Automated backup

September 30th, 2009 at 12:48 · Filed Under Blogging, Call Me a Geek, Computing, Linux, Mac OS X, Software Development, Solaris · Comment 

Since August 18, my software development work has been picking up its pace and I have checked in more works more often, at least five times on single productive day. Ever since, I have been manually backing up Subversion directory using tar. My project server is fornax.

Fornax is a 6-year old PC running Ubuntu. It wasn’t working properly due to the cooling fan in its power supply unit. Until about two weeks ago, I replaced the old fan.
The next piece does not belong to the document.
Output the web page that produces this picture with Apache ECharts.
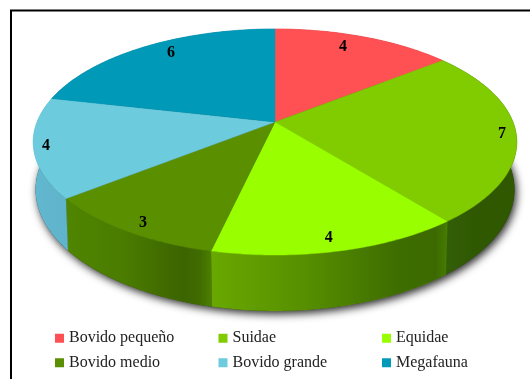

I am not very confident about the replacement because it is a third party part and the replacement isn’t as good as expected, but it works. I have to shut it down every night before going to bed.

So, the last thing before I go to bed is to backup the svn directory and then shutdown the server. I am quite fed up with this extra manual works. Last night, before going to bed, I decided to automate this process. And I did it this morning.

I wrote a simple bash shell script to do the backup. I cron it so that the process will start automatically at 2300 hours and then shutdown.


#!/bin/bash

BACKUPFILE=/tmp/backups/svn-$(date +%Y%m%d).tar.gz

rm /tmp/backups/svn-*.gz
tar -cj /svn > $BACKUPFILE
for COMPUTER in host1 host2
do
   scp $BACKUPFILE user@$COMPUTER:Desktop/
done
/sbin/shutdown -h +5

UPDATE (05/10/2009): I setup a password-less ssh login so that no password is required for scp (secured copy). Now, after the backup, the backup file will be copied automatically to two other computers for safe keeping.